**DATA BLOCK**
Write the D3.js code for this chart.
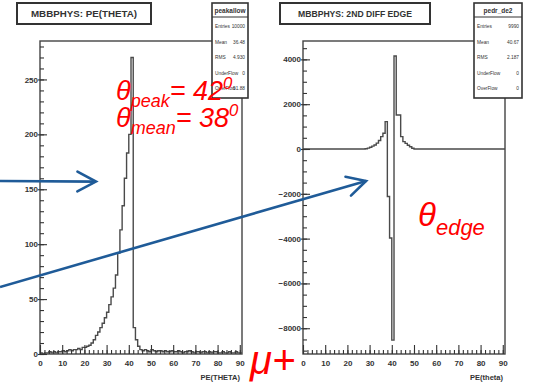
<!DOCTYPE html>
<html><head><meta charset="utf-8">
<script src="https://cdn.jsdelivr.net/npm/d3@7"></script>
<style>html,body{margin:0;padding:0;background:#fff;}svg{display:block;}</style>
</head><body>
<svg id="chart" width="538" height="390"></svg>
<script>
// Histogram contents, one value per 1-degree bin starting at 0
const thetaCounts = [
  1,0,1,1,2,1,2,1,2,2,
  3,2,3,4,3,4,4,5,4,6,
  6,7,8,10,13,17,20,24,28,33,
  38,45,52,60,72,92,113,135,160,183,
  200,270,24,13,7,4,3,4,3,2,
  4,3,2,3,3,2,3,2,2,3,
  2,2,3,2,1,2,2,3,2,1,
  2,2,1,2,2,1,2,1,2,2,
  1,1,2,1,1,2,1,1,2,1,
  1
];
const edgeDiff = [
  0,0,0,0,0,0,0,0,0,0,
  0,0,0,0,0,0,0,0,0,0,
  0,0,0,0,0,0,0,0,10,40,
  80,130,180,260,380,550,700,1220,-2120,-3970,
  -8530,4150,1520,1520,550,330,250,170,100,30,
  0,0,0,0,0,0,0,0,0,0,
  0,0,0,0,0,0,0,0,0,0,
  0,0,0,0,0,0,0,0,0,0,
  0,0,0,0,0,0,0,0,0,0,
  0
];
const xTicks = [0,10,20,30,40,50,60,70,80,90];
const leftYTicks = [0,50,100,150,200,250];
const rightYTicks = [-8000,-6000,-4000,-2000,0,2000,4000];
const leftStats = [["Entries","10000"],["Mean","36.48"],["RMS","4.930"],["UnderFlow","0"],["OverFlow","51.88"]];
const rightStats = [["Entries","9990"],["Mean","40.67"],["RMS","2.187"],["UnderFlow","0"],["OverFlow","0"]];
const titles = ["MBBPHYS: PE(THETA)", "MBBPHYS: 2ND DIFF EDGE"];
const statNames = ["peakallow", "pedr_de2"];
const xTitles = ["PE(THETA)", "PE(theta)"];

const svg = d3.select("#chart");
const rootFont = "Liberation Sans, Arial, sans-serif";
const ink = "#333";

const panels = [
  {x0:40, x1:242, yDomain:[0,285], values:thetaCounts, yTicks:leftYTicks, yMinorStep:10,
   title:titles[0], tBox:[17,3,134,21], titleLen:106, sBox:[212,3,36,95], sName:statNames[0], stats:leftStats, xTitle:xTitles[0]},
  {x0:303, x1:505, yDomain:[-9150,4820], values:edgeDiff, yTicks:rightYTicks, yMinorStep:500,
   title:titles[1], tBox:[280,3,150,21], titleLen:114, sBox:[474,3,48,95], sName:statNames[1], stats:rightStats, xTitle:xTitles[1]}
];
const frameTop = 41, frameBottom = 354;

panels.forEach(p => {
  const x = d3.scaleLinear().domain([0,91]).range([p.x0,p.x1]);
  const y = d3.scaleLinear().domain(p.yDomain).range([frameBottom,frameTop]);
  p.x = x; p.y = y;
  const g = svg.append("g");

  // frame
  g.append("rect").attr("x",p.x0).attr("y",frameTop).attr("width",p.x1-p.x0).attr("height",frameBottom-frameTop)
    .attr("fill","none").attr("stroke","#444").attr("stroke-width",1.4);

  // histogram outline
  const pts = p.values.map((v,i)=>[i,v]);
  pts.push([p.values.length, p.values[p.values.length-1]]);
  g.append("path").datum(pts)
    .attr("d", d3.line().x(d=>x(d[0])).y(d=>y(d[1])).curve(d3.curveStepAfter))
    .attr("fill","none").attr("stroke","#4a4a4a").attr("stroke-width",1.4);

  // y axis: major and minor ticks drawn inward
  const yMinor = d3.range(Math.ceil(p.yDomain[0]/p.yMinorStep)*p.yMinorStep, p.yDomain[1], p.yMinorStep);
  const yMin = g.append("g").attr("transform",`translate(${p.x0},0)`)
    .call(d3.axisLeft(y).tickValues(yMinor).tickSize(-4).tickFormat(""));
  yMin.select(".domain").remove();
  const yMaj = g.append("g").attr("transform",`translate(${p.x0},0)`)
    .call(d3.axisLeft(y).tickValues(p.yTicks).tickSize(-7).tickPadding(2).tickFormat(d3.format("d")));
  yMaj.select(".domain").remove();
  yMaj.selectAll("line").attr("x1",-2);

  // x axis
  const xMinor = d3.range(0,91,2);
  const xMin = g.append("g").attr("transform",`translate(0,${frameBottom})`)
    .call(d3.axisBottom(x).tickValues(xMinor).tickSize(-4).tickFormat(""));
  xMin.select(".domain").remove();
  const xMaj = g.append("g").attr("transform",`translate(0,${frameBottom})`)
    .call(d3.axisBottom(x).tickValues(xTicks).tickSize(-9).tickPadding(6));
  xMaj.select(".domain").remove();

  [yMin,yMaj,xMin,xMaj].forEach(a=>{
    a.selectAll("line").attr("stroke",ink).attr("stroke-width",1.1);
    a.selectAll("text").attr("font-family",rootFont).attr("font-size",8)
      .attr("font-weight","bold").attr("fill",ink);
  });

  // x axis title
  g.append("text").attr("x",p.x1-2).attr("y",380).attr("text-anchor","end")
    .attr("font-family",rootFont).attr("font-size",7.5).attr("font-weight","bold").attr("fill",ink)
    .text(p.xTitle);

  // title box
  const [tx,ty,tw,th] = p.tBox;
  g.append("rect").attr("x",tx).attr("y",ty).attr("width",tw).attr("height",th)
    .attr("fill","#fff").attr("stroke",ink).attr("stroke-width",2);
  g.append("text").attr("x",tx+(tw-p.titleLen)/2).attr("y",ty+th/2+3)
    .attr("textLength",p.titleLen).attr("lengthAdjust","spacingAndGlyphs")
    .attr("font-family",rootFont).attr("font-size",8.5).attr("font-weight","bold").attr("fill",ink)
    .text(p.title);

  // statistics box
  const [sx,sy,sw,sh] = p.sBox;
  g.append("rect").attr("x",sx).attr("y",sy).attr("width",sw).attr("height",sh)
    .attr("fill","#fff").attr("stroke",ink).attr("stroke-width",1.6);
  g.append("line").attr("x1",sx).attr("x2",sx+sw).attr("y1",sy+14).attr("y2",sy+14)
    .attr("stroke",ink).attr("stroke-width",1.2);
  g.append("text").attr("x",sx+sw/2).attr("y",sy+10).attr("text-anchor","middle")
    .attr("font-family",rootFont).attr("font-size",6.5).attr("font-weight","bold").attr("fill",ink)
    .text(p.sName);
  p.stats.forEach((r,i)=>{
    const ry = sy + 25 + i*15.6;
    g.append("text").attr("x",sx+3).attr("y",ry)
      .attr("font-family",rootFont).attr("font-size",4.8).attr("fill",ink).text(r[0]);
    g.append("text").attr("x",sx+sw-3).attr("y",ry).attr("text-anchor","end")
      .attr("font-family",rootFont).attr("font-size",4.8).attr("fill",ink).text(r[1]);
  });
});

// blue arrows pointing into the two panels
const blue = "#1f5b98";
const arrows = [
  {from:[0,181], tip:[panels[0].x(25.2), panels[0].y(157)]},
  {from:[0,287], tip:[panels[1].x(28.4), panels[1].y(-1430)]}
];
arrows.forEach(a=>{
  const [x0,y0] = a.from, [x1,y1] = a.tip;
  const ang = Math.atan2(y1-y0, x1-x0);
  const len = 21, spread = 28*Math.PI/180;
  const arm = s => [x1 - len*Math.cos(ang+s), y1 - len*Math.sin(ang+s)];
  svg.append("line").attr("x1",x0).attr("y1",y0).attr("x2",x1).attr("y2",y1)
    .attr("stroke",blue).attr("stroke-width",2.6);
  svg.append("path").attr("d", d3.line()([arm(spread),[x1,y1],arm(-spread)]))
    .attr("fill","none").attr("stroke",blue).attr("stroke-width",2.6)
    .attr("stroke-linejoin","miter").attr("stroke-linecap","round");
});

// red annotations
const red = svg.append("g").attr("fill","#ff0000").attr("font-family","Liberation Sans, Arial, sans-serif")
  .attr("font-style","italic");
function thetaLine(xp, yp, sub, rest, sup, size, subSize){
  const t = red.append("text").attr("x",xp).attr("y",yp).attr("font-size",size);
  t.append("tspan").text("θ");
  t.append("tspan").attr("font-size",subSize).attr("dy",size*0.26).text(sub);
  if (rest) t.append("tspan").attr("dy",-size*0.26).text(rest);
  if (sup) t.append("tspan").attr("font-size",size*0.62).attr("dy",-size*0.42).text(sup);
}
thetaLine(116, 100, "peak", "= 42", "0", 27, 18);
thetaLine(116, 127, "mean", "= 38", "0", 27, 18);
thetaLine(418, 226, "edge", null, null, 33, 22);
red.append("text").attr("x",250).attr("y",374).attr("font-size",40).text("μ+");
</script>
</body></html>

**EXERCISE INSTRUCTIONS**
Scan the listing above and copy all lines containing the word "chart".

**ANSWER**
Write the D3.js code for this chart.
<svg id="chart" width="538" height="390"></svg>
const svg = d3.select("#chart");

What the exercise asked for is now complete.